TASK TO CARRY OUT: Retype, exactly as they stand, the lines from the start of the data to the line that contains "fig = plt.figure(figsize=(W", both ends included. Leave the pictures out.

## Begin DATA BLOCK

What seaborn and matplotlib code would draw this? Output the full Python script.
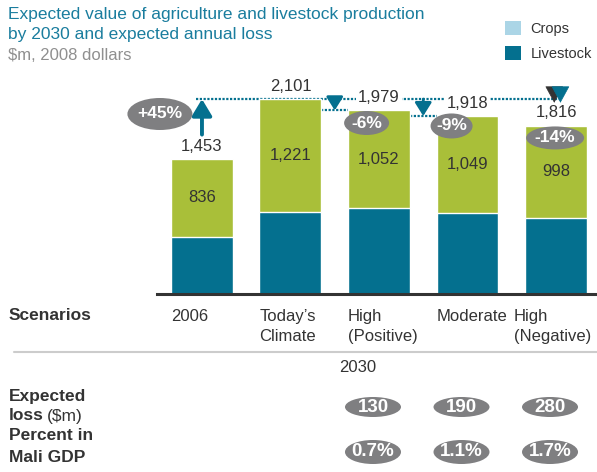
import numpy as np
import pandas as pd
import seaborn as sns
import matplotlib.pyplot as plt
from matplotlib.patches import Ellipse, Patch

sns.set_style('white')
plt.rcParams['font.family'] = ['Liberation Sans', 'DejaVu Sans']

# data
scenarios = ["2006", "Today\u2019s\nClimate", "High\n(Positive)", "Moderate", "High\n(Negative)"]
totals = [1453, 2101, 1979, 1918, 1816]
crops = [836, 1221, 1052, 1049, 998]
livestock = [617, 880, 927, 869, 818]
changes = ["+45%", "-6%", "-9%", "-14%"]
loss = [130, 190, 280]
gdp_share = [0.7, 1.1, 1.7]

teal = '#04708f'
green = '#a9bf39'
light_blue = '#abd5e6'
grey_badge = '#7f7f81'
dark = '#333333'

W, H = 597, 472
fig = plt.figure(figsize=(W / 100, H / 100), dpi=100)

# main axes: bottom at y=294px, top at y=60px, left at x=157px
ax = fig.add_axes([157 / W, (H - 294) / H, (W - 157) / W, 234 / H])
df = pd.DataFrame({'scenario': scenarios, 'total': totals, 'livestock': livestock})
sns.barplot(data=df, x='scenario', y='total', color=green, width=0.7, saturation=1,
            edgecolor='white', linewidth=1, ax=ax, zorder=2)
sns.barplot(data=df, x='scenario', y='livestock', color=teal, width=0.7, saturation=1,
            edgecolor='white', linewidth=1, ax=ax, zorder=2)
ax.set_xlim(-0.508, 4.463)
ax.set_ylim(0, 2522)
ax.set_xticks([])
ax.set_yticks([])
ax.set_xlabel('')
ax.set_ylabel('')
for s in ['top', 'left', 'right']:
    ax.spines[s].set_visible(False)
ax.spines['bottom'].set_color(dark)
ax.spines['bottom'].set_linewidth(2.2)

ypx = 2522 / 234  # data units per pixel
xpx = 1 / 88.5

# value labels
for i, (t, c, l) in enumerate(zip(totals, crops, livestock)):
    ax.text(i, t + 140, f"{t:,}", ha='center', va='center', fontsize=12, color=dark,
            bbox=dict(fc='white', ec='none', pad=1.2), zorder=5)
    ax.text(i, l + c / 2, f"{c:,}", ha='center', va='center', fontsize=12, color=dark, zorder=5)

# dotted reference lines and arrows
dots = (0, (1, 0.7))
ax.plot([-0.07, 4.05], [totals[1]] * 2, ls=dots, lw=1.6, color=teal, zorder=1, clip_on=False)
ax.annotate('', xy=(0, totals[1]), xytext=(0, totals[0] + 265),
            arrowprops=dict(arrowstyle='-|>,head_length=0.5,head_width=0.3', color=teal,
                            lw=2.8, shrinkA=0, shrinkB=0, mutation_scale=20))
for i in (2, 3):
    ax.plot([i - 0.65, i - 0.35], [totals[i]] * 2, ls=dots, lw=1.6, color=teal, zorder=1)
    ax.annotate('', xy=(i - 0.5, totals[i]), xytext=(i - 0.5, totals[1]),
                arrowprops=dict(arrowstyle='-|>,head_length=0.4,head_width=0.25', color=teal,
                                lw=2, shrinkA=0, shrinkB=0, mutation_scale=20))
for dx, col in ((3.98, dark), (4.05, teal)):
    ax.annotate('', xy=(dx, totals[1] - 40), xytext=(dx, totals[1] + 80),
                arrowprops=dict(arrowstyle='-|>,head_length=0.55,head_width=0.3', color=col,
                                lw=0.5, shrinkA=0, shrinkB=0, mutation_scale=20))

# change badges
badge_pos = [(-0.475, totals[0] + 487), (1.86, totals[2] - 136), (2.82, totals[3] - 107), (3.99, totals[4] - 134)]
badge_size = [(65, 32), (45, 24), (42, 25), (58, 23)]
for txt, (bx, by), (bw, bh) in zip(changes, badge_pos, badge_size):
    ax.add_patch(Ellipse((bx, by), bw * xpx, bh * ypx, fc=grey_badge, ec='none', zorder=6, clip_on=False))
    ax.text(bx, by, txt, ha='center', va='center', fontsize=12.5, fontweight='bold',
            color='white', zorder=7)

# overlay in pixel coordinates for titles and table
ov = fig.add_axes([0, 0, 1, 1], zorder=-1)
ov.set_xlim(0, W)
ov.set_ylim(H, 0)
ov.axis('off')

title_col = '#1a7d9e'
ov.text(8, 15, "Expected value of agriculture and livestock production", fontsize=12.5,
        color=title_col, va='center')
ov.text(8, 35, "by 2030 and expected annual loss", fontsize=12.5, color=title_col, va='center')
ov.text(8, 55, "$m, 2008 dollars", fontsize=12, color='#8f8f8f', va='center')

fig.legend(handles=[Patch(fc=light_blue, ec='none'), Patch(fc=teal, ec='none')],
           labels=['Crops', 'Livestock'], loc='upper left', bbox_to_anchor=(505 / W, 1 - 21 / H),
           frameon=False, fontsize=10.5, handlelength=1.1, handleheight=1.1, labelcolor=dark,
           handletextpad=0.65, labelspacing=0.68, borderpad=0, borderaxespad=0)

# scenario labels
fig.canvas.draw()
centers = [ax.transData.transform((i, 0))[0] for i in range(len(scenarios))]
for i, lab in enumerate(scenarios):
    lx = ax.transData.transform((i - 0.35, 0))[0]
    if i == len(scenarios) - 1:
        lx -= 11
    ov.text(lx, 309, lab, fontsize=12, color=dark, ha='left', va='top', linespacing=1.45)

ov.text(9, 316, "Scenarios", fontsize=12.5, fontweight='bold', color=dark, va='center')
ov.plot([14, W], [352, 352], color='#cccccc', lw=1.5)
ov.text(358, 368, "2030", fontsize=12, color=dark, ha='center', va='center')

ov.text(9, 397, "Expected", fontsize=12.5, fontweight='bold', color=dark, va='center')
ov.text(9, 416, "loss", fontsize=12.5, fontweight='bold', color=dark, va='center')
ov.text(47, 416, "($m)", fontsize=12.5, color=dark, va='center')
ov.text(9, 436, "Percent in", fontsize=12.5, fontweight='bold', color=dark, va='center')
ov.text(9, 458, "Mali GDP", fontsize=12.5, fontweight='bold', color=dark, va='center')

narrow = ['Liberation Sans Narrow', 'Liberation Sans', 'DejaVu Sans']
for k, (v, p) in enumerate(zip(loss, gdp_share)):
    cx = centers[k + 2] - 6
    ov.add_patch(Ellipse((cx, 407), 56, 20, fc=grey_badge, ec='none'))
    ov.text(cx, 407, f"{v}", fontsize=13.5, fontweight='bold', color='white',
            ha='center', va='center', family=narrow)
    ov.add_patch(Ellipse((cx, 452), 56, 24, fc=grey_badge, ec='none'))
    ov.text(cx, 452, f"{p}%", fontsize=13.5, fontweight='bold', color='white',
            ha='center', va='center', family=narrow)

fig.savefig('out.png', dpi=100)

## End DATA BLOCK

OUTPUT FOR THIS EXERCISE:
What seaborn and matplotlib code would draw this? Output the full Python script.
import numpy as np
import pandas as pd
import seaborn as sns
import matplotlib.pyplot as plt
from matplotlib.patches import Ellipse, Patch

sns.set_style('white')
plt.rcParams['font.family'] = ['Liberation Sans', 'DejaVu Sans']

# data
scenarios = ["2006", "Today\u2019s\nClimate", "High\n(Positive)", "Moderate", "High\n(Negative)"]
totals = [1453, 2101, 1979, 1918, 1816]
crops = [836, 1221, 1052, 1049, 998]
livestock = [617, 880, 927, 869, 818]
changes = ["+45%", "-6%", "-9%", "-14%"]
loss = [130, 190, 280]
gdp_share = [0.7, 1.1, 1.7]

teal = '#04708f'
green = '#a9bf39'
light_blue = '#abd5e6'
grey_badge = '#7f7f81'
dark = '#333333'

W, H = 597, 472
fig = plt.figure(figsize=(W / 100, H / 100), dpi=100)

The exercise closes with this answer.